Clearly, we in the CRC embrace public worship with profound respect. Our interim Banner editor has written an editorial on the subject entitled “Key Features of Reformed Worship.” He selected two principles from others as the defining ingredients: covenant renewal and Trinitarian. I appreciate his writing on this subject and for the most part heartily agree. Reformed Worship among us has it’s own institute and conferences, hymnals, theologians, liturgists, worship leaders, and ordained pastors. It is on the front page of CRC life as it should be.
Still, I wonder about how we are putting Reformed Worship into practice. I come from the perspective of a home missionary (which we used to have) but now call church planters. Home missionaries by definition served in places where there was only a small gathering of CRC people. They were in places other than Grand Rapids, Pella, Edgerton/Leota, Hanford,Toronto, Winnepeg and Edmonton. In home mission churches, it was not only necessary to connect with the CRC nucleus but also the surrounding assimilated American Germans, Italians, Russians, Latin Americans, and Polish. It was necessary because the Bible mandated it but also survival as a church required it. Barring any new influx of CRC people, you had to reach this surrounding community and enfold them or risk extinction.
At this point in history it is clear that Reformed Worship among the CRC people in America has worked well and is still working well in Grand Rapids, Pella, etc. It is not so evident to me that Reformed Worship as we practice it has worked so well among the surrounding community of diverse ethnicities.

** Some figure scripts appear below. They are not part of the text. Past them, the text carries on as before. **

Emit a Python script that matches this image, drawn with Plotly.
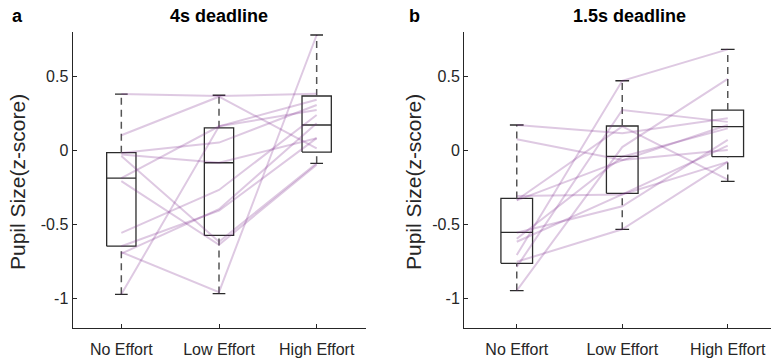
import plotly.graph_objects as go

# Conditions on the x axis
conditions = ["No Effort", "Low Effort", "High Effort"]
cond_pos = [1, 2, 3]

# Per-participant pupil size (z-score), 4 s deadline
no_effort_4s = [0.378, 0.10, -0.02, -0.03, -0.04, -0.19, -0.21, -0.56, -0.65, -0.69, -0.975, -0.70]
low_effort_4s = [0.365, 0.36, 0.05, -0.086, -0.62, 0.16, -0.64, -0.27, -0.41, -0.96, 0.16, -0.40]
high_effort_4s = [0.38, 0.011, 0.304, 0.079, -0.09, 0.27, -0.10, 0.236, 0.08, 0.777, 0.34, 0.18]

# Per-participant pupil size (z-score), 1.5 s deadline
no_effort_15s = [0.169, 0.072, -0.338, -0.31, -0.559, -0.60, -0.71, -0.755, -0.79, -0.95, -0.62, -0.34]
low_effort_15s = [0.113, -0.068, 0.16, -0.30, -0.38, -0.045, 0.468, -0.536, 0.27, 0.02, -0.30, -0.07]
high_effort_15s = [0.214, 0.0, -0.20, -0.08, 0.068, 0.146, 0.68, -0.08, 0.19, 0.48, 0.03, 0.169]

# Box summaries (lower whisker, Q1, median, Q3, upper whisker) per condition
box_lower_4s = [-0.975, -0.97, -0.09]
box_q1_4s = [-0.65, -0.577, -0.014]
box_median_4s = [-0.19, -0.086, 0.169]
box_q3_4s = [-0.018, 0.15, 0.365]
box_upper_4s = [0.378, 0.37, 0.777]

box_lower_15s = [-0.95, -0.536, -0.212]
box_q1_15s = [-0.766, -0.293, -0.045]
box_median_15s = [-0.556, -0.043, 0.158]
box_q3_15s = [-0.327, 0.162, 0.27]
box_upper_15s = [0.169, 0.468, 0.68]

y_ticks = [-1, -0.5, 0, 0.5]
y_tick_text = ["-1", "-0.5", "0", "0.5"]

FONT = "Liberation Sans, Arial, Helvetica, sans-serif"
INK = "#262626"
BOX_COLOR = "#2b2b2b"
WHISKER_COLOR = "#555555"
SUBJECT_COLOR = "rgba(126, 47, 142, 0.26)"
HALF_W = 0.15
CAP_W = 0.065

fig = go.Figure()


def add_panel(xa, ya, no_eff, low_eff, high_eff, lo, q1, med, q3, hi):
    # box outlines and medians
    bx, by = [], []
    for x, a, m, b in zip(cond_pos, q1, med, q3):
        bx += [x - HALF_W, x + HALF_W, x + HALF_W, x - HALF_W, x - HALF_W, None,
               x - HALF_W, x + HALF_W, None]
        by += [a, a, b, b, a, None, m, m, None]
    fig.add_trace(go.Scatter(x=bx, y=by, mode="lines", xaxis=xa, yaxis=ya,
                             line=dict(color=BOX_COLOR, width=1.3),
                             hoverinfo="skip", showlegend=False))
    # dashed whiskers
    wx, wy = [], []
    for x, l, a, b, h in zip(cond_pos, lo, q1, q3, hi):
        wx += [x, x, None, x, x, None]
        wy += [b, h, None, l, a, None]
    fig.add_trace(go.Scatter(x=wx, y=wy, mode="lines", xaxis=xa, yaxis=ya,
                             line=dict(color=WHISKER_COLOR, width=1.5, dash="7px,5px"),
                             hoverinfo="skip", showlegend=False))
    # whisker caps
    cx, cy = [], []
    for x, l, h in zip(cond_pos, lo, hi):
        cx += [x - CAP_W, x + CAP_W, None, x - CAP_W, x + CAP_W, None]
        cy += [h, h, None, l, l, None]
    fig.add_trace(go.Scatter(x=cx, y=cy, mode="lines", xaxis=xa, yaxis=ya,
                             line=dict(color=BOX_COLOR, width=1.3),
                             hoverinfo="skip", showlegend=False))
    # one line per participant across the three conditions
    for a, b, c in zip(no_eff, low_eff, high_eff):
        fig.add_trace(go.Scatter(x=cond_pos, y=[a, b, c], mode="lines",
                                 xaxis=xa, yaxis=ya,
                                 line=dict(color=SUBJECT_COLOR, width=2),
                                 hoverinfo="skip", showlegend=False))


add_panel("x", "y", no_effort_4s, low_effort_4s, high_effort_4s,
          box_lower_4s, box_q1_4s, box_median_4s, box_q3_4s, box_upper_4s)
add_panel("x2", "y2", no_effort_15s, low_effort_15s, high_effort_15s,
          box_lower_15s, box_q1_15s, box_median_15s, box_q3_15s, box_upper_15s)

W, H = 771, 358
y_dom = [1 - 327.6 / H, 1 - 31.6 / H]

xaxis_common = dict(
    tickmode="array", tickvals=cond_pos, ticktext=conditions,
    showline=True, linecolor=INK, linewidth=1, mirror=False,
    ticks="inside", ticklen=4, tickcolor=INK,
    showgrid=False, zeroline=False,
    tickfont=dict(family=FONT, size=16, color=INK),
    ticklabelstandoff=7,
)
yaxis_common = dict(
    range=[-1.2, 0.8], tickmode="array", tickvals=y_ticks, ticktext=y_tick_text,
    showline=True, linecolor=INK, linewidth=1, mirror=False,
    ticks="inside", ticklen=4, tickcolor=INK,
    showgrid=False, zeroline=False,
    tickfont=dict(family=FONT, size=16, color=INK),
    domain=y_dom,
)

fig.update_layout(
    width=W, height=H,
    margin=dict(l=0, r=0, t=0, b=0),
    paper_bgcolor="white", plot_bgcolor="white",
    xaxis=dict(xaxis_common, domain=[72.5 / W, 365.5 / W], range=[0.5, 3.5], anchor="y"),
    yaxis=dict(yaxis_common, anchor="x"),
    xaxis2=dict(xaxis_common, domain=[464 / W, 1.0], range=[0.5, 3.41], anchor="y2"),
    yaxis2=dict(yaxis_common, anchor="x2"),
    showlegend=False,
)

# panel letters and titles
labels = [
    dict(text="<b>a</b>", x=10 / W, xanchor="left"),
    dict(text="<b>4s deadline</b>", x=219 / W, xanchor="center"),
    dict(text="<b>b</b>", x=407 / W, xanchor="left"),
    dict(text="<b>1.5s deadline</b>", x=629 / W, xanchor="center"),
]
for a in labels:
    fig.add_annotation(xref="paper", yref="paper", y=1 - 16 / H, showarrow=False,
                       yanchor="middle",
                       font=dict(family=FONT, size=18, color="black"), **a)

for xp in (17, 413):
    fig.add_annotation(text="Pupil Size(z-score)", xref="paper", yref="paper",
                       x=xp / W, y=1 - 182 / H, textangle=-90, showarrow=False,
                       xanchor="center", yanchor="middle",
                       font=dict(family=FONT, size=21, color=INK))

fig.write_html("out.html")
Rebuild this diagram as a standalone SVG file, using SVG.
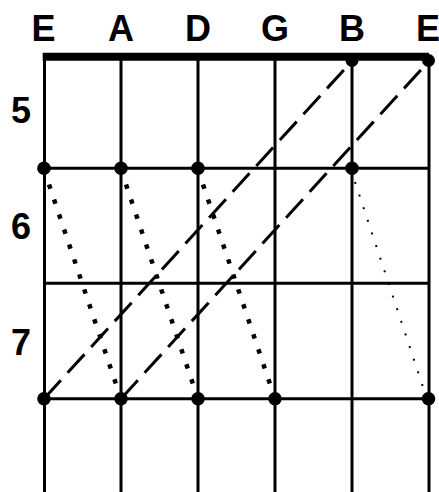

I see a couple of programmatic challenges for Reformed Worship. We need to keep worship seamless with only one conversation occurring per service. The conversation should be controlled by the selected scripture that will be preached. Reformed Worship as we now practice it tends to chop things up: greeting, service of confession and assurance, service of the law/other passage on living gratefully, service of the Word, service of intercession, service of offering, and service of departure to serve. I fear that the service of the Word gets drowned out by all the other services we are carrying on in just one hour. Every Reformed Christian knows that repentance, confession of sin, assurance of pardon, instruction from the Word, prayer, grateful living, etc. are important, but we would never try to do all five or six within a very brief period of time.
We practice the spiritual disciplines. The apostle Paul declared: “Now the Lord is the Spirit and where the Spirit of the Lord is there is freedom.” We need the fresh air of Holy Spirit freedom in our Reformed Worship. We do not need to fit all aspects of the Christian life into every single service. Worship Leaders, Pastors, and theologians need to be free to select 1-2 other elements along with the Word and forget the others for a given service.
One other consideration, we need in my opinion, is to design worship services that are more accessible for the non-professional musician and theologian. What I fear we might have happening in the CRC (judging from our evangelism statistics) is what Robert A Schuller warned us about many years ago. He said, “If my sermons were evaluated by theologians, I would get an F, but if they were evaluated by those who listen to the “Hour of Power” they would get an A.” In other words, let the participants in our worship tell us, perhaps by their feet, whether they are being edified. Our Reformed Worship is undoubtedly correct but does it edify?
Paul’s goal in preaching and christian worship was edification of the participants. “He who prophesies is greater than one who speaks in tongues, unless he interprets, so that the church may be edified.” 1 Corinthians 14:5.
A single thematic approach to worship would edify, unify, and be “transformative, missional, and winsome.”